Material >>
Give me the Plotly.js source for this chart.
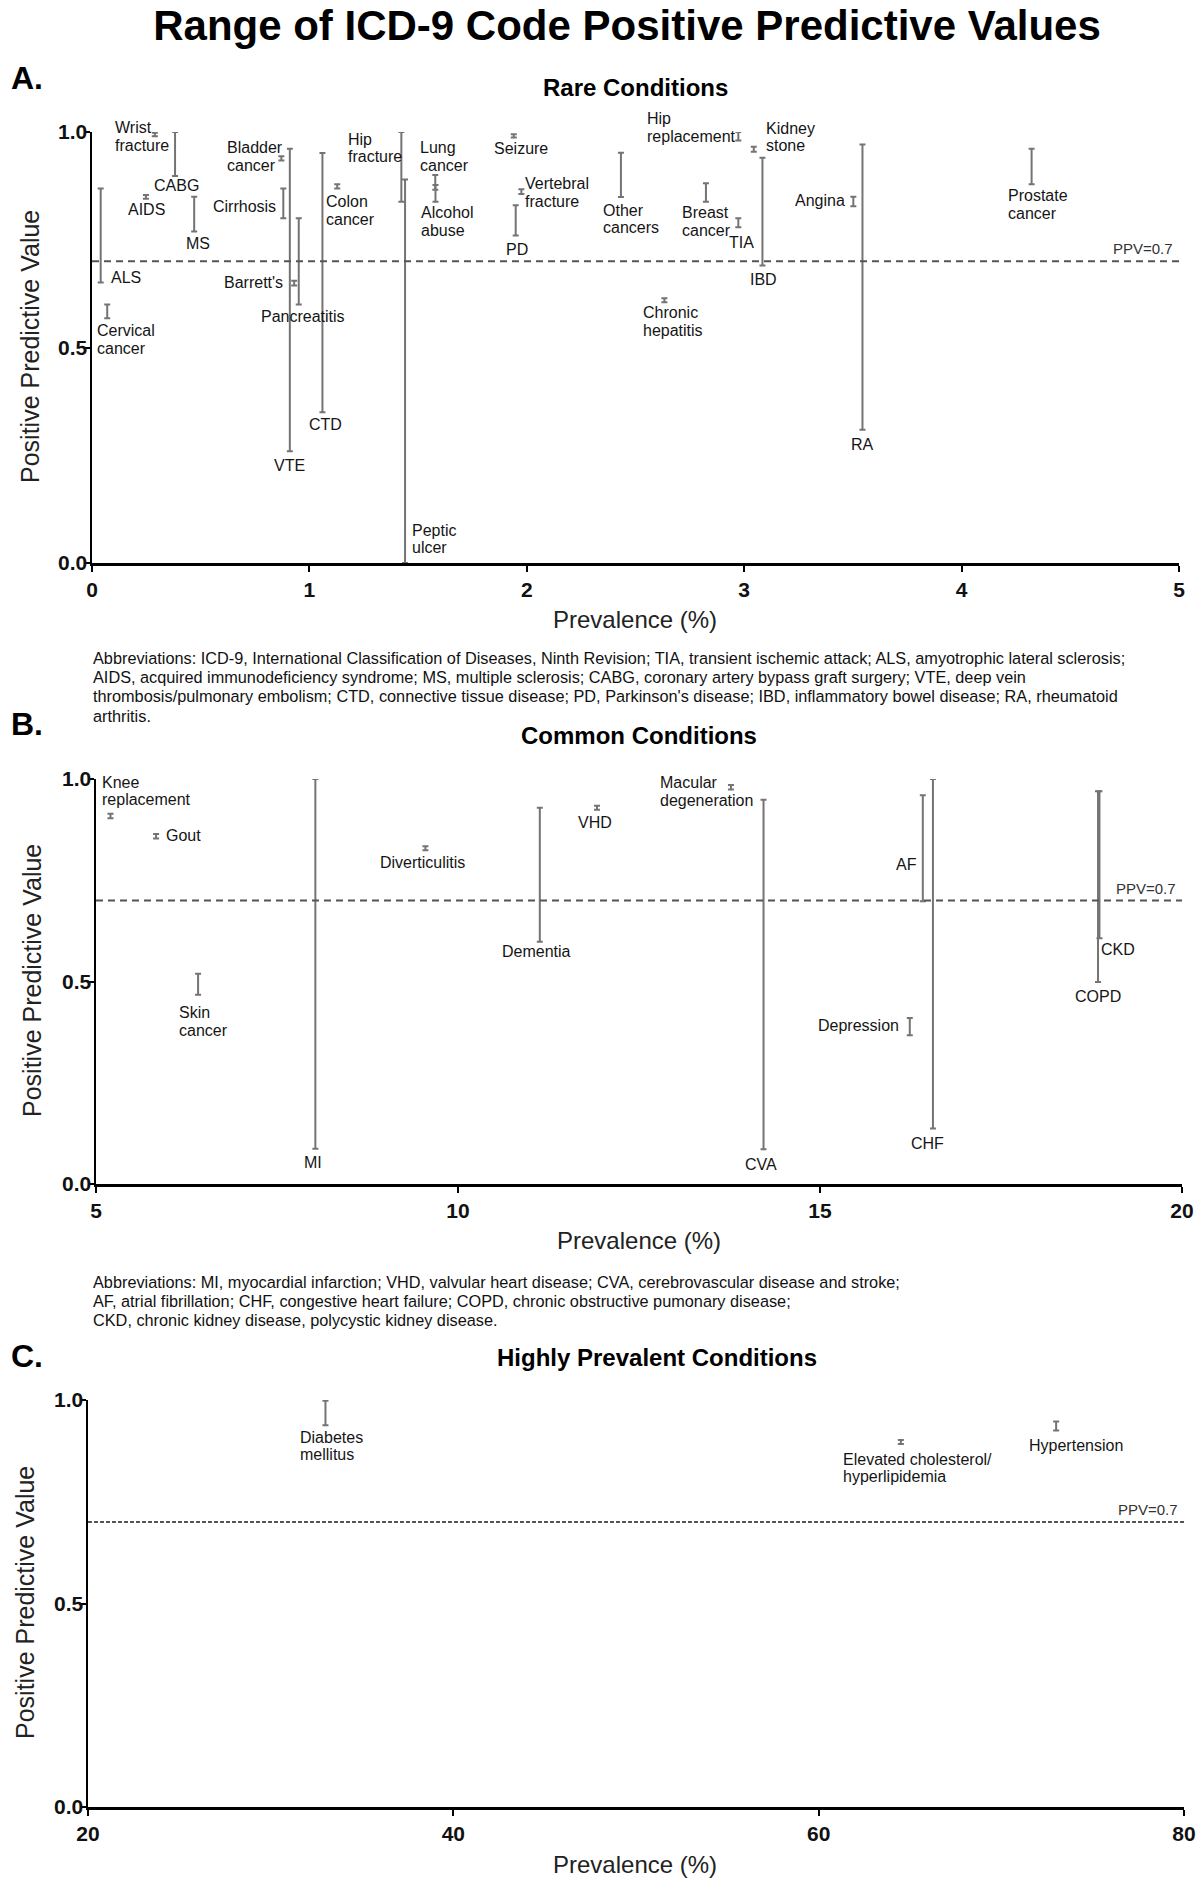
<!DOCTYPE html>
<html><head><meta charset="utf-8">
<script src="https://cdn.plot.ly/plotly-3.0.1.min.js"></script>
<style>html,body{margin:0;padding:0;background:#fff}#chart{width:1200px;height:1879px}</style>
</head><body><div id="chart"></div>
<script>
// ---------- DATA ----------
// Panel A: Rare conditions
const rareNames = ["ALS","Cervical\ncancer","Wrist\nfracture","AIDS","CABG","MS","Bladder\ncancer","Cirrhosis","VTE","Barrett's","Pancreatitis","CTD","Colon\ncancer","Hip\nfracture","Peptic\nulcer","Lung\ncancer","Alcohol\nabuse","Seizure","Vertebral\nfracture","PD","Other\ncancers","Hip\nreplacement","Kidney\nstone","Breast\ncancer","TIA","IBD","Chronic\nhepatitis","Angina","RA","Prostate\ncancer"];
const rarePrev = [0.04,0.07,0.289,0.248,0.382,0.47,0.871,0.88,0.91,0.93,0.951,1.06,1.128,1.423,1.44,1.579,1.58,1.94,1.975,1.949,2.433,2.973,3.044,2.824,2.973,3.084,2.633,3.502,3.544,4.322];
const rareLow  = [0.651,0.568,0.99,0.845,0.898,0.769,0.934,0.80,0.259,0.644,0.60,0.35,0.869,0.838,0.0,0.866,0.838,0.987,0.856,0.76,0.849,0.98,0.954,0.838,0.779,0.69,0.605,0.828,0.309,0.879];
const rareHigh = [0.869,0.600,0.998,0.854,1.0,0.850,0.944,0.869,0.961,0.655,0.80,0.951,0.879,1.0,0.89,0.90,0.877,0.995,0.867,0.83,0.952,1.0,0.966,0.881,0.80,0.94,0.614,0.850,0.971,0.961];

// Panel B: Common conditions
const commonNames = ["Knee\nreplacement","Gout","Skin\ncancer","MI","Diverticulitis","Dementia","VHD","Macular\ndegeneration","CVA","AF","CHF","Depression","CKD","COPD"];
const commonPrev = [5.20,5.83,6.41,8.03,9.55,11.13,11.92,13.77,14.22,16.42,16.56,16.24,18.86,18.84];
const commonLow  = [0.903,0.853,0.467,0.087,0.824,0.598,0.924,0.974,0.086,0.698,0.137,0.367,0.607,0.499];
const commonHigh = [0.914,0.864,0.519,1.0,0.834,0.929,0.934,0.985,0.949,0.96,1.0,0.41,0.970,0.970];

// Panel C: Highly prevalent conditions
const highNames = ["Diabetes\nmellitus","Elevated cholesterol/\nhyperlipidemia","Hypertension"];
const highPrev = [33.0,64.5,73.0];
const highLow  = [0.938,0.892,0.925];
const highHigh = [0.998,0.902,0.947];

// Axes / ticks
const yTickVals = [0,0.5,1];
const yTickText = ["0.0","0.5","1.0"];
const xTicksA = [0,1,2,3,4,5];
const xTicksB = [5,10,15,20];
const xTicksC = [20,40,60,80];
const ppvThreshold = 0.7;
const xTitle = "Prevalence (%)";
const yTitle = "Positive Predictive Value";

const noteALines = [
  "Abbreviations: ICD-9, International Classification of Diseases, Ninth Revision; TIA, transient ischemic attack; ALS, amyotrophic lateral sclerosis;",
  "AIDS, acquired immunodeficiency syndrome; MS, multiple sclerosis; CABG, coronary artery bypass graft surgery; VTE, deep vein",
  "thrombosis/pulmonary embolism; CTD, connective tissue disease; PD, Parkinson's disease; IBD, inflammatory bowel disease; RA, rheumatoid",
  "arthritis."
];
const noteBLines = [
  "Abbreviations: MI, myocardial infarction; VHD, valvular heart disease; CVA, cerebrovascular disease and stroke;",
  "AF, atrial fibrillation; CHF, congestive heart failure; COPD, chronic obstructive pumonary disease;",
  "CKD, chronic kidney disease, polycystic kidney disease."
];

// ---------- LABEL PLACEMENT (pixel offsets from bar midpoint) ----------
const LABEL_POS = {
  "ALS":[8,-42,"left"], "Cervical\ncancer":[-12,-28,"left"], "Wrist\nfracture":[-42,-2,"left"],
  "AIDS":[1,-13,"center"], "CABG":[1,-32,"center"], "MS":[4,-29,"center"],
  "Bladder\ncancer":[-56,2,"left"], "Cirrhosis":[-5,-3,"right"], "VTE":[0,-165,"center"],
  "Barrett's":[-9,1,"right"], "Pancreatitis":[4,-55,"center"], "CTD":[3,-142,"center"],
  "Colon\ncancer":[-13,-24,"left"], "Hip\nfracture":[-55,19,"left"], "Peptic\nulcer":[5,-168,"left"],
  "Lung\ncancer":[-17,26,"left"], "Alcohol\nabuse":[-16,-28,"left"], "Seizure":[7,-13,"center"],
  "Vertebral\nfracture":[2,-1,"left"], "PD":[1,-29,"center"], "Other\ncancers":[-20,-44,"left"],
  "Hip\nreplacement":[-93,9,"left"], "Kidney\nstone":[10,12,"left"], "Breast\ncancer":[-26,-29,"left"],
  "TIA":[3,-20,"center"], "IBD":[1,-68,"center"], "Chronic\nhepatitis":[-23,-21,"left"],
  "Angina":[-6,1,"right"], "RA":[0,-157,"center"], "Prostate\ncancer":[-26,-38,"left"],
  "Knee\nreplacement":[-10,25,"left"], "Gout":[8,1,"left"], "Skin\ncancer":[-21,-37,"left"],
  "MI":[-2,-199,"center"], "Diverticulitis":[-3,-14,"center"], "Dementia":[-3,-77,"center"],
  "VHD":[-2,-15,"center"], "Macular\ndegeneration":[-73,-4,"left"], "CVA":[-3,-190,"center"],
  "AF":[-4,-16,"right"], "CHF":[-5,-190,"center"], "Depression":[-9,1,"right"],
  "CKD":[0,-85,"left"], "COPD":[0,-110,"center"],
  "Diabetes\nmellitus":[-27,-33,"left"], "Elevated cholesterol/\nhyperlipidemia":[-60,-26,"left"],
  "Hypertension":[-29,-19,"left"]
};

// ---------- BUILD ----------
const FONT = 'Arial, "Liberation Sans", Helvetica, sans-serif';
const BAR_COLOR = '#747474';

function barTrace(xa, ya, prev, lo, hi, names) {
  const mid = lo.map((l,i)=> (l+hi[i])/2);
  const half = lo.map((l,i)=> (hi[i]-l)/2);
  return {
    type:'scatter', mode:'markers', x: prev, y: mid, xaxis: xa, yaxis: ya,
    text: names.map(n=>n.replace('\n',' ')), hoverinfo:'text',
    marker:{size:1, color:'rgba(0,0,0,0)'}, cliponaxis:false,
    error_y:{type:'data', symmetric:true, array: half, color: BAR_COLOR, thickness: 2, width: 3},
    showlegend:false
  };
}

const annotations = [];
const LINE_H = 17.5;
function addLabels(xa, ya, prev, lo, hi, names) {
  names.forEach((n,i)=>{
    const pos = LABEL_POS[n] || [0,0,'center'];
    const lines = n.split('\n');
    const mid = (lo[i]+hi[i])/2;
    lines.forEach((ln,k)=>{
      const off = (k - (lines.length-1)/2) * LINE_H;
      annotations.push({
        xref: xa, yref: ya, x: prev[i], y: mid, text: ln, showarrow:false,
        xanchor: pos[2], yanchor:'middle', align: pos[2],
        xshift: pos[0], yshift: pos[1] - off,
        font:{family: FONT, size:16, color:'#151515'}
      });
    });
  });
}
addLabels('x','y',rarePrev,rareLow,rareHigh,rareNames);
addLabels('x2','y2',commonPrev,commonLow,commonHigh,commonNames);
addLabels('x3','y3',highPrev,highLow,highHigh,highNames);

function pxX(p){return p/1200;}
function pxY(p){return 1 - p/1879;}

// Panel letters & titles
[["A.",78],["B.",724],["C.",1356]].forEach(([t,y])=>{
  annotations.push({xref:'paper',yref:'paper',x:pxX(9),y:pxY(y),xanchor:'left',yanchor:'middle',
    text:'<b>'+t+'</b>',showarrow:false,font:{family:FONT,size:32,color:'#000'}});
});
[["Rare Conditions",635,87],["Common Conditions",639,735],["Highly Prevalent Conditions",657,1357]].forEach(([t,x,y])=>{
  annotations.push({xref:'paper',yref:'paper',x:pxX(x),y:pxY(y),xanchor:'center',yanchor:'middle',
    text:'<b>'+t+'</b>',showarrow:false,font:{family:FONT,size:24,color:'#000'}});
});
// Axis titles
[['x',635,619],['x2',639,1240],['x3',635,1864]].forEach(([xa,x,y])=>{
  annotations.push({xref:'paper',yref:'paper',x:pxX(x),y:pxY(y),xanchor:'center',yanchor:'middle',
    text:xTitle,showarrow:false,font:{family:FONT,size:24,color:'#222'}});
});
[[30,347],[32,981],[25,1603]].forEach(([x,y])=>{
  annotations.push({xref:'paper',yref:'paper',x:pxX(x),y:pxY(y),xanchor:'center',yanchor:'middle',textangle:-90,
    text:yTitle,showarrow:false,font:{family:FONT,size:25,color:'#222'}});
});
// Notes (one annotation per line)
function addNote(lines, y0){
  lines.forEach((ln,k)=>{
    annotations.push({xref:'paper',yref:'paper',x:pxX(91),y:pxY(y0 + k*19.2),xanchor:'left',yanchor:'middle',align:'left',
      text:ln,showarrow:false,font:{family:FONT,size:16.3,color:'#111'}});
  });
}
addNote(noteALines, 658);
addNote(noteBLines, 1281.5);
// PPV labels
['y','y2','y3'].forEach((ya,i)=>{
  const xa = ['x','x2','x3'][i];
  annotations.push({xref: xa+' domain', yref: ya, x:1, y: ppvThreshold, xanchor:'right', yanchor:'bottom',
    xshift:-4, yshift:2, text:'PPV='+ppvThreshold, showarrow:false, font:{family:FONT,size:15,color:'#333'}});
});

const shapes = ['','2','3'].map((s,i)=>({
  type:'line', xref:'x'+s+' domain', yref:'y'+s, x0:0, x1:1, y0:ppvThreshold, y1:ppvThreshold,
  line:{color:'#555', width:2, dash: i===2 ? '4px,2px' : '7px,5px'}
}));

function xAxis(domain, ticks, anchor){
  return {domain, anchor, range:[ticks[0], ticks[ticks.length-1]], tickvals:ticks, ticktext: ticks.map(String),
    showline:true, linecolor:'#000', linewidth:2.5, ticks:'outside', ticklen:6, tickwidth:2, tickcolor:'#000',
    tickfont:{family:FONT,size:21,weight:700,color:'#111'}, showgrid:false, zeroline:false, fixedrange:true};
}
function yAxis(domain, anchor){
  return {domain, anchor, range:[0,1], tickvals:yTickVals, ticktext:yTickText,
    showline:true, linecolor:'#000', linewidth:2.5, ticks:'outside', ticklen:5, tickwidth:2, tickcolor:'#000',
    ticklabelstandoff:-7,
    tickfont:{family:FONT,size:21,weight:700,color:'#111'}, showgrid:false, zeroline:false, fixedrange:true};
}

const layout = {
  width:1200, height:1879, margin:{l:0,r:0,t:0,b:0}, paper_bgcolor:'#fff', plot_bgcolor:'#fff',
  showlegend:false,
  title:{text:'<b>Range of ICD-9 Code Positive Predictive Values</b>', x:pxX(627), xanchor:'center',
    y:pxY(25), yanchor:'middle', font:{family:FONT,size:42,color:'#000'}},
  xaxis: xAxis([pxX(92),pxX(1179)], xTicksA, 'y'),
  yaxis: yAxis([pxY(563),pxY(132)], 'x'),
  xaxis2: xAxis([pxX(96),pxX(1182)], xTicksB, 'y2'),
  yaxis2: yAxis([pxY(1184),pxY(779)], 'x2'),
  xaxis3: xAxis([pxX(88),pxX(1184)], xTicksC, 'y3'),
  yaxis3: yAxis([pxY(1807),pxY(1400)], 'x3'),
  annotations, shapes
};

const data = [
  barTrace('x','y',rarePrev,rareLow,rareHigh,rareNames),
  barTrace('x2','y2',commonPrev,commonLow,commonHigh,commonNames),
  barTrace('x3','y3',highPrev,highLow,highHigh,highNames)
];
Plotly.newPlot('chart', data, layout, {displayModeBar:false, staticPlot:true});
</script></body></html>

What is required >> Repeat only the lines from the beginning of the material through the line containing "const highHigh = [0.998,0.902,0.947];", both ends kept, leaving pictures out.

The output >>
Give me the Plotly.js source for this chart.
<!DOCTYPE html>
<html><head><meta charset="utf-8">
<script src="https://cdn.plot.ly/plotly-3.0.1.min.js"></script>
<style>html,body{margin:0;padding:0;background:#fff}#chart{width:1200px;height:1879px}</style>
</head><body><div id="chart"></div>
<script>
// ---------- DATA ----------
// Panel A: Rare conditions
const rareNames = ["ALS","Cervical\ncancer","Wrist\nfracture","AIDS","CABG","MS","Bladder\ncancer","Cirrhosis","VTE","Barrett's","Pancreatitis","CTD","Colon\ncancer","Hip\nfracture","Peptic\nulcer","Lung\ncancer","Alcohol\nabuse","Seizure","Vertebral\nfracture","PD","Other\ncancers","Hip\nreplacement","Kidney\nstone","Breast\ncancer","TIA","IBD","Chronic\nhepatitis","Angina","RA","Prostate\ncancer"];
const rarePrev = [0.04,0.07,0.289,0.248,0.382,0.47,0.871,0.88,0.91,0.93,0.951,1.06,1.128,1.423,1.44,1.579,1.58,1.94,1.975,1.949,2.433,2.973,3.044,2.824,2.973,3.084,2.633,3.502,3.544,4.322];
const rareLow  = [0.651,0.568,0.99,0.845,0.898,0.769,0.934,0.80,0.259,0.644,0.60,0.35,0.869,0.838,0.0,0.866,0.838,0.987,0.856,0.76,0.849,0.98,0.954,0.838,0.779,0.69,0.605,0.828,0.309,0.879];
const rareHigh = [0.869,0.600,0.998,0.854,1.0,0.850,0.944,0.869,0.961,0.655,0.80,0.951,0.879,1.0,0.89,0.90,0.877,0.995,0.867,0.83,0.952,1.0,0.966,0.881,0.80,0.94,0.614,0.850,0.971,0.961];

// Panel B: Common conditions
const commonNames = ["Knee\nreplacement","Gout","Skin\ncancer","MI","Diverticulitis","Dementia","VHD","Macular\ndegeneration","CVA","AF","CHF","Depression","CKD","COPD"];
const commonPrev = [5.20,5.83,6.41,8.03,9.55,11.13,11.92,13.77,14.22,16.42,16.56,16.24,18.86,18.84];
const commonLow  = [0.903,0.853,0.467,0.087,0.824,0.598,0.924,0.974,0.086,0.698,0.137,0.367,0.607,0.499];
const commonHigh = [0.914,0.864,0.519,1.0,0.834,0.929,0.934,0.985,0.949,0.96,1.0,0.41,0.970,0.970];

// Panel C: Highly prevalent conditions
const highNames = ["Diabetes\nmellitus","Elevated cholesterol/\nhyperlipidemia","Hypertension"];
const highPrev = [33.0,64.5,73.0];
const highLow  = [0.938,0.892,0.925];
const highHigh = [0.998,0.902,0.947];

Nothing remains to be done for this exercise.